Nos últimos dias tem recebido destaque, entre os círculos “socialmente engajados”, a ideia da “apropriação cultural”: de acordo com seus defensores, essa proposta promoveria a justiça social e combateria a exploração. O raciocínio é simples: em nome da defesa da cultura de grupos excluídos e/ou explorados, a “apropriação cultural” propõe ser ilegítimo que um membro de uma “cultura” utilize elementos de outra “cultura”.
Essa proposta tem origem nos Estados Unidos, em que a noção de raça é importante e fundamenta a cultura. Lá, os indivíduos definem-se como membros de grupos específicos, determinados pela origem étnica – que, por sua vez, poderia ser aferida de maneira objetiva por atributos físicos –, em vez de verem-se como cidadãos de uma república e integrantes de uma comunidade cultural e política única, mas plural. Além disso, os grupos sociais são justapostos entre si, não se misturam e evitam a mistura. No lugar de universalismo e integração social e cultural, o que há são censuras, “identidades”, rejeições, desconfiança e, claro, ódio mútuo. Embora chamem-no de progressista, esse modelo lembra as propostas de Donald Trump.
A ideia da “apropriação cultural” resulta em intolerância e divisões de ódio
Pode-se argumentar que essa descrição está errada, mas o fato é que ela corresponde a um modelo sociológico amplamente aceito, divulgado e entendido como válido para organizar a sociedade – e para ser exportado. No Brasil, a despeito de afirmarmos que queremos a emancipação intelectual em relação ao “Norte”, o fato é que consumimos avidamente esse modelo e desde há algumas décadas estamos implantando-o na forma de políticas públicas, grotescamente chamadas de “inclusivas”.

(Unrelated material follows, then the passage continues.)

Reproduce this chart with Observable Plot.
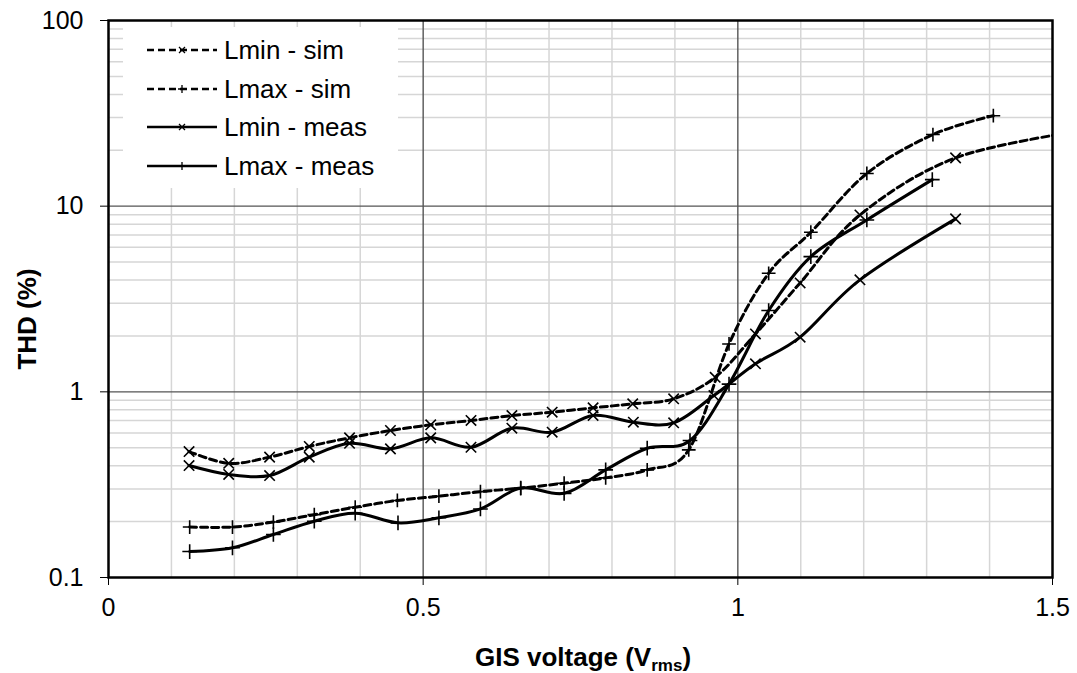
<!DOCTYPE html>
<html><head><meta charset="utf-8">
<script src="https://cdn.jsdelivr.net/npm/d3@7"></script>
<script src="https://cdn.jsdelivr.net/npm/@observablehq/plot@0.6"></script>
<style>
html,body{margin:0;padding:0;background:#fff;}
#wrap{position:relative;width:1077px;height:673px;font-family:"Liberation Sans",Arial,sans-serif;color:#000;}
#legend{position:absolute;left:123px;top:27px;width:275px;height:161px;background:#fff;}
#ytitle{position:absolute;left:27px;top:319px;transform:translate(-50%,-50%) rotate(-90deg);font-weight:bold;font-size:26px;white-space:nowrap;}
#xtitle{position:absolute;left:583px;top:657px;transform:translate(-50%,-50%);font-weight:bold;font-size:26px;white-space:nowrap;}
#xtitle sub{font-size:17px;vertical-align:-5px;line-height:0;}
</style></head>
<body><div id="wrap"></div>
<script>
// ---- data ----
const lminSimV   = [0.128, 0.191, 0.256, 0.319, 0.383, 0.448, 0.512, 0.576, 0.641, 0.705, 0.770, 0.833, 0.898, 0.964, 1.028, 1.099, 1.194, 1.346, 1.55];
const lminSimTHD = [0.477, 0.412, 0.445, 0.508, 0.565, 0.619, 0.664, 0.701, 0.745, 0.777, 0.820, 0.862, 0.917, 1.198, 2.05, 3.86, 8.97, 18.2, 25.6];

const lmaxSimV   = [0.129, 0.197, 0.262, 0.327, 0.392, 0.459, 0.525, 0.591, 0.655, 0.724, 0.790, 0.856, 0.922, 0.986, 1.049, 1.116, 1.205, 1.310, 1.406];
const lmaxSimTHD = [0.187, 0.187, 0.199, 0.218, 0.239, 0.260, 0.274, 0.290, 0.303, 0.322, 0.344, 0.380, 0.487, 1.81, 4.35, 7.24, 15.0, 24.3, 30.7];

const lminMeasV   = [0.128, 0.191, 0.256, 0.319, 0.383, 0.448, 0.512, 0.576, 0.641, 0.705, 0.770, 0.834, 0.898, 0.962, 1.028, 1.099, 1.194, 1.346];
const lminMeasTHD = [0.401, 0.359, 0.354, 0.445, 0.528, 0.493, 0.565, 0.503, 0.637, 0.606, 0.746, 0.686, 0.681, 0.955, 1.415, 1.97, 4.01, 8.54];

const lmaxMeasV   = [0.129, 0.197, 0.262, 0.327, 0.392, 0.460, 0.525, 0.591, 0.655, 0.724, 0.790, 0.856, 0.924, 0.986, 1.049, 1.116, 1.205, 1.309];
const lmaxMeasTHD = [0.138, 0.1445, 0.1705, 0.201, 0.222, 0.197, 0.2097, 0.234, 0.303, 0.284, 0.380, 0.497, 0.547, 1.10, 2.74, 5.35, 8.43, 13.9];

const seriesNames = ["Lmin - sim", "Lmax - sim", "Lmin - meas", "Lmax - meas"];
const xTicks = [0, 0.5, 1, 1.5];
const xTickLabels = ["0", "0.5", "1", "1.5"];
const yTicks = [0.1, 1, 10, 100];
const yTickLabels = ["0.1", "1", "10", "100"];
const xMinorGrid = [0.1,0.2,0.3,0.4,0.6,0.7,0.8,0.9,1.1,1.2,1.3,1.4];
const xMajorGrid = [0.5, 1];
const yMajorGrid = [1, 10];
const yMinorGrid = [0.1,1,10].flatMap(d => [2,3,4,5,6,7,8,9].map(k => k*d));

const toRows = (V, T) => V.map((v, i) => ({v, thd: T[i]}));
const lminSim = toRows(lminSimV, lminSimTHD);
const lmaxSim = toRows(lmaxSimV, lmaxSimTHD);
const lminMeas = toRows(lminMeasV, lminMeasTHD);
const lmaxMeas = toRows(lmaxMeasV, lmaxMeasTHD);

const lineOpts = {x: "v", y: "thd", curve: "cardinal", tension: 0, stroke: "#000", strokeWidth: 3, clip: true};
const dash = "7,4";
const timesOpts = {x: "v", y: "thd", symbol: "times", r: 4.8, stroke: "#000", strokeWidth: 1.6, fill: "none", clip: true};
const plusOpts = {x: "v", y: "thd", symbol: "plus", r: 4.8, stroke: "#000", strokeWidth: 1.6, fill: "none", clip: true};

const chart = Plot.plot({
  width: 1077, height: 673,
  marginLeft: 108, marginRight: 25, marginTop: 20, marginBottom: 96,
  style: {fontFamily: '"Liberation Sans", Arial, sans-serif', fontSize: "25px", background: "#fff", color: "#000"},
  x: {domain: [0, 1.5]},
  y: {type: "log", domain: [0.1, 100]},
  marks: [
    Plot.ruleX(xMinorGrid, {stroke: "#d6d6d6", strokeWidth: 1.5}),
    Plot.ruleY(yMinorGrid, {stroke: "#d6d6d6", strokeWidth: 1.5}),
    Plot.ruleX(xMajorGrid, {stroke: "#555", strokeWidth: 1.4}),
    Plot.ruleY(yMajorGrid, {stroke: "#555", strokeWidth: 1.4}),
    Plot.axisX(xTicks, {tickSize: 8, tickPadding: 13, label: null, fontSize: 25, tickFormat: (d) => xTickLabels[xTicks.indexOf(d)]}),
    Plot.axisY(yTicks, {tickSize: 8, tickPadding: 17, label: null, fontSize: 25, tickFormat: (d) => yTickLabels[yTicks.indexOf(d)]}),
    Plot.line(lminSim, {...lineOpts, strokeDasharray: dash}),
    Plot.line(lmaxSim, {...lineOpts, strokeDasharray: dash}),
    Plot.line(lminMeas, lineOpts),
    Plot.line(lmaxMeas, lineOpts),
    Plot.dot(lminSim, timesOpts),
    Plot.dot(lmaxSim, {...plusOpts, r: 4.5}),
    Plot.dot(lminMeas, timesOpts),
    Plot.dot(lmaxMeas, plusOpts),
    Plot.frame({stroke: "#000", strokeWidth: 2.5})
  ]
});

const wrap = document.getElementById("wrap");
wrap.appendChild(chart);

// legend
const legendStyles = [
  {dash: "7,4", sym: "times"},
  {dash: "7,4", sym: "plus"},
  {dash: null, sym: "times"},
  {dash: null, sym: "plus"}
];
const rowY = [23, 62, 100, 139];
let svg = `<svg width="275" height="161" xmlns="http://www.w3.org/2000/svg">`;
seriesNames.forEach((name, i) => {
  const s = legendStyles[i], cy = rowY[i], cx = 59;
  svg += `<line x1="24" x2="94" y1="${cy}" y2="${cy}" stroke="#000" stroke-width="2.6" ${s.dash ? `stroke-dasharray="${s.dash}"` : ""}/>`;
  if (s.sym === "times") svg += `<path d="M${cx-3},${cy-3}L${cx+3},${cy+3}M${cx-3},${cy+3}L${cx+3},${cy-3}" stroke="#000" stroke-width="1.3" fill="none"/>`;
  else svg += `<path d="M${cx-4},${cy}L${cx+4},${cy}M${cx},${cy-4}L${cx},${cy+4}" stroke="#000" stroke-width="1.3" fill="none"/>`;
  svg += `<text x="101" y="${cy}" dy="0.35em" font-size="26" font-family="Liberation Sans, Arial, sans-serif">${name}</text>`;
});
svg += `</svg>`;
const legend = document.createElement("div");
legend.id = "legend";
legend.innerHTML = svg;
wrap.appendChild(legend);

const yt = document.createElement("div");
yt.id = "ytitle"; yt.textContent = "THD (%)";
wrap.appendChild(yt);
const xt = document.createElement("div");
xt.id = "xtitle"; xt.innerHTML = "GIS voltage (V<sub>rms</sub>)";
wrap.appendChild(xt);
</script>
</body></html>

É difícil apresentar a “apropriação cultural” sem evidenciar que ela endurece e objetifica vilmente a cultura, tornando-a algo estático, fechado e exclusivo de grupos determinados; e mais: que ela associa a cultura a traços físicos dos membros desses grupos, de tal maneira que a cultura acaba tendo fundamentos estritamente genéticos. Ou seja, salta aos olhos o aspecto racista da “apropriação cultural”.
Pode-se argumentar que ela busca defender e proteger grupos socialmente frágeis. Mas esse é o caso de um suposto remédio que mata o paciente – e envenena todos ao redor. Pois é disso que se trata: a ideia da “apropriação cultural” estabelece que cada grupo social tem sua cultura exclusiva, que é proibida aos demais. Se a cultura é exclusiva, ela não deve ser misturada: logo, deve haver escolas específicas para cada grupo – para brancos, para negros, para mulatos, para japoneses, talvez para judeus... o século 20 já viu aonde vai dar isso.
No Brasil, pelo menos desde o século 19 celebra-se a miscigenação cultural como constituinte de nossa sociedade: os românticos, os abolicionistas, os republicanos diziam-no. O movimento que se considera fundador da nossa modernidade cultural, a Antropofagia, celebrava a mistura. Assim, a ideia da “apropriação cultural” não apenas é contrária aos fundamentos da sociedade brasileira; ela é retrógrada em mais de um século.
Escrever contra a ideia de “apropriação cultural”, a favor do universalismo, de políticas inclusivas, da fraternidade, da miscigenação étnico-cultural, das trocas culturais é expor-me à acusação de... racismo. Isso deveria ser apenas chocante ou risível, mas é verdadeiro e produz resultados muito concretos. Além do rótulo negativo atribuído injustamente a quem é a favor da emancipação humana e da fraternidade, a ideia da “apropriação cultural” resulta em intolerância e divisões de ódio. Por mais que se propagandeie o contrário, é necessário dizê-lo com clareza: isso simplesmente não é progressista, pois todos saímos perdendo.